EPFO panel skirts proposal on 8.5% interest on deposits
“An 8.5 per cent interest rate is feasible. Even a partially higher interest rate of 8.6 per cent could result in a deficit of Rs 240.49 crore,” the Employees’ Provident Fund Organisation (EPFO) said, in a proposal placed before its investment advisory body — the Finance and Investment Committee (FIC), on Friday.
The calculations are based on an estimated income of Rs 21,146.96 crore to the EPFO from investments in 2011-12.
However, about Rs 350 crore are required for updating 38 lakh accounts of members for the last fiscal, leaving the retirement fund manager with Rs 20,796.96 crore for 2012-13.
But this may not be the last word on interest rates as members of the FIC refused to discuss the proposal since the EPFO had placed it before them at the last minute.

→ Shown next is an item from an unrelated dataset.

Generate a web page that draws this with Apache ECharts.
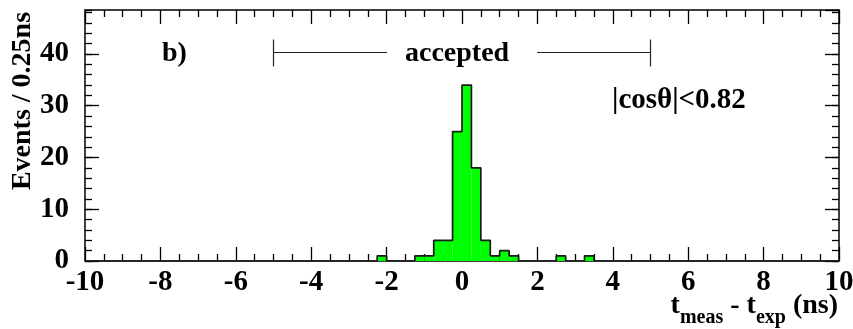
<!DOCTYPE html>
<html>
<head>
<meta charset="utf-8">
<script src="https://cdn.jsdelivr.net/npm/echarts@6/dist/echarts.min.js"></script>
<style>
  html, body { margin: 0; padding: 0; background: #ffffff; }
  #chart { width: 853px; height: 329px; }
</style>
</head>
<body>
<div id="chart"></div>
<script>
// Timing histogram: t_meas - t_exp, 0.25 ns bins, only non-empty bins listed
const binWidth = 0.25;
const binLow = [-2.25, -1.25, -1.0, -0.75, -0.5, -0.25, 0.0, 0.25, 0.5, 0.75, 1.0, 1.25, 2.5, 3.25];
const counts = [1, 1, 1, 4, 4, 25, 34, 18, 4, 1, 2, 1, 1, 1];

// Axis ranges and tick labels
const xRange = [-10, 10];
const yRange = [0, 48.5];
const xTickLabels = [-10, -8, -6, -4, -2, 0, 2, 4, 6, 8, 10];
const yTickLabels = [0, 10, 20, 30, 40];

// Acceptance window drawn as a bracket
const acceptWindow = [-5, 5];
const acceptGap = [-1.99, 1.99];
const acceptLevel = 40.4;
const acceptArm = [37.6, 42.8];

const FONT = '"Liberation Serif", "DejaVu Serif", serif';

// Full histogram (empty bins = 0) for the step outline
const nBins = Math.round((xRange[1] - xRange[0]) / binWidth);
const full = new Array(nBins).fill(0);
binLow.forEach((lo, i) => {
  const k = Math.round((lo - xRange[0]) / binWidth);
  full[k] = counts[i];
});
const outline = full.map((v, k) => [xRange[0] + k * binWidth, v]);
outline.push([xRange[1], full[nBins - 1]]);

const fillData = binLow.map((lo, i) => [lo, lo + binWidth, counts[i]]);

const tickStyle = { color: '#000', width: 1.3 };
const labelStyle = { fontFamily: FONT, fontWeight: 'bold', fontSize: 29, color: '#000' };

function xAxisDef(pos, showLabels) {
  return {
    type: 'value', position: pos, min: xRange[0], max: xRange[1], interval: 2,
    axisLine: { show: false, onZero: false },
    axisTick: { show: true, inside: true, length: 14, lineStyle: tickStyle },
    minorTick: { show: true, splitNumber: 4, length: 7, lineStyle: tickStyle },
    splitLine: { show: false },
    axisLabel: showLabels ? Object.assign({
      show: true, margin: 7,
      formatter: v => xTickLabels.indexOf(v) >= 0 ? String(v) : ''
    }, labelStyle) : { show: false }
  };
}
function yAxisDef(pos, interval, len, showLabels) {
  return {
    type: 'value', position: pos, min: yRange[0], max: yRange[1], interval: interval,
    axisLine: { show: false, onZero: false },
    axisTick: { show: true, inside: true, length: len, lineStyle: tickStyle },
    splitLine: { show: false },
    axisLabel: showLabels ? Object.assign({
      show: true, margin: 16, showMaxLabel: false,
      formatter: v => yTickLabels.indexOf(v) >= 0 ? String(v) : ''
    }, labelStyle) : { show: false }
  };
}

// X-axis title with subscripts: pieces laid out left to right, ending at the frame's right edge
const titlePieces = [
  { text: 't', size: 28, sub: false },
  { text: 'meas', size: 20, sub: true },
  { text: ' - t', size: 28, sub: false },
  { text: 'exp', size: 20, sub: true },
  { text: ' (ns)', size: 28, sub: false }
];
const measureCtx = document.createElement('canvas').getContext('2d');
function textWidth(t, size) {
  measureCtx.font = 'bold ' + size + 'px ' + FONT;
  return measureCtx.measureText(t).width;
}
const titleRight = 838;
const titleTotal = titlePieces.reduce((s, p) => s + textWidth(p.text, p.size), 0);
let cursor = titleRight - titleTotal;
const titleGraphics = titlePieces.map(p => {
  const g = {
    type: 'text', x: cursor, y: p.sub ? 318 : 306,
    style: { text: p.text, font: 'bold ' + p.size + 'px ' + FONT, fill: '#000', align: 'left', verticalAlign: 'middle' }
  };
  cursor += textWidth(p.text, p.size);
  return g;
});

const chart = echarts.init(document.getElementById('chart'), null, { renderer: 'canvas' });
chart.setOption({
  animation: false,
  backgroundColor: '#ffffff',
  grid: {
    left: 85, top: 10, right: 14, bottom: 68,
    containLabel: false, outerBoundsMode: 'none',
    show: true, borderColor: '#000', borderWidth: 1.5, backgroundColor: 'transparent'
  },
  xAxis: [xAxisDef('bottom', true), xAxisDef('top', false)],
  yAxis: [
    yAxisDef('left', 10, 14, true),
    yAxisDef('left', 2, 7, false),
    yAxisDef('right', 10, 14, false),
    yAxisDef('right', 2, 7, false)
  ],
  series: [
    {
      name: 'fill', type: 'custom', xAxisIndex: 0, yAxisIndex: 0,
      data: fillData,
      renderItem: function (params, api) {
        const p0 = api.coord([api.value(0), api.value(2)]);
        const p1 = api.coord([api.value(1), 0]);
        return {
          type: 'rect',
          shape: { x: p0[0], y: p0[1], width: p1[0] - p0[0], height: p1[1] - p0[1] },
          style: { fill: '#00ff00', stroke: null }
        };
      },
      z: 2
    },
    {
      name: 'outline', type: 'line', xAxisIndex: 0, yAxisIndex: 0,
      data: outline, step: 'end', symbol: 'none',
      lineStyle: { color: '#1a1a1a', width: 1.7 },
      z: 3,
      markLine: {
        silent: true, symbol: 'none', label: { show: false },
        lineStyle: { color: '#222', width: 1.2, type: 'solid' },
        data: [
          [{ coord: [acceptWindow[0], acceptLevel] }, { coord: [acceptGap[0], acceptLevel] }],
          [{ coord: [acceptGap[1], acceptLevel] }, { coord: [acceptWindow[1], acceptLevel] }],
          [{ coord: [acceptWindow[0], acceptArm[0]] }, { coord: [acceptWindow[0], acceptArm[1]] }],
          [{ coord: [acceptWindow[1], acceptArm[0]] }, { coord: [acceptWindow[1], acceptArm[1]] }]
        ]
      }
    }
  ],
  graphic: [
    {
      type: 'text', x: 23, y: 101, rotation: Math.PI / 2,
      style: { text: 'Events / 0.25ns', font: 'bold 28px ' + FONT, fill: '#000', align: 'center', verticalAlign: 'middle' }
    },
    { type: 'text', left: 162, top: 40, style: { text: 'b)', font: 'bold 28px ' + FONT, fill: '#000' } },
    { type: 'text', left: 405, top: 40, style: { text: 'accepted', font: 'bold 28px ' + FONT, fill: '#000' } },
    { type: 'text', left: 612, top: 86, style: { text: '|cosθ|<0.82', font: 'bold 29px ' + FONT, fill: '#000' } }
  ].concat(titleGraphics)
});
</script>
</body>
</html>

Instead, the committee led by Central Provident Fund Commissioner, chose to directly forward the issue to the Central Board of Trustees (CBT) to take a final call on the issue.
The CBT, the EPFO’s apex decision making body headed by labour minister Mallikarjun Kharge, is scheduled to meet on February 25.
“What is the point in springing such an issue before us at the last minute when there can be no proposer decision. They can take it directly to the CBT now,” said AD Nagpal, member of the FIC and secretary, Hind Mazdoor Sabha.
This was agreed to by BN Rai, another member of the FIC and secretary, Bhartiya Mazdoor Sangh and said, “For the first time in history, the interest rate proposal was brought as a table item before the FIC. This is against ethics and without any details on income and liabilities, we cannot take a decision.”
Since the proposal on interest rates is crucial as it impacts the retirement savings of over 8.15 crore subscribers, the EPFO traditionally sends it to the FIC members well in advance of the meeting date to ensure a proper discussion.
But worried that it could receive flak for not proposing a higher return on PF deposits, the EPFO chose to place it at the last minute.
However an EPFO official said, “We had listed it as part of the agenda but could not send it before hand as the calculations took us longer than expected.” Trade union leaders had earlier pitched for hiking the return on PF deposits to 8.8 per cent, which would bring it at par with the interest rate offered by the Public Provident Fund (PPF).
The increased payout, they had argued, would be possible by using returns on inoperative accounts, which have deposits of around Rs 22,000 crore.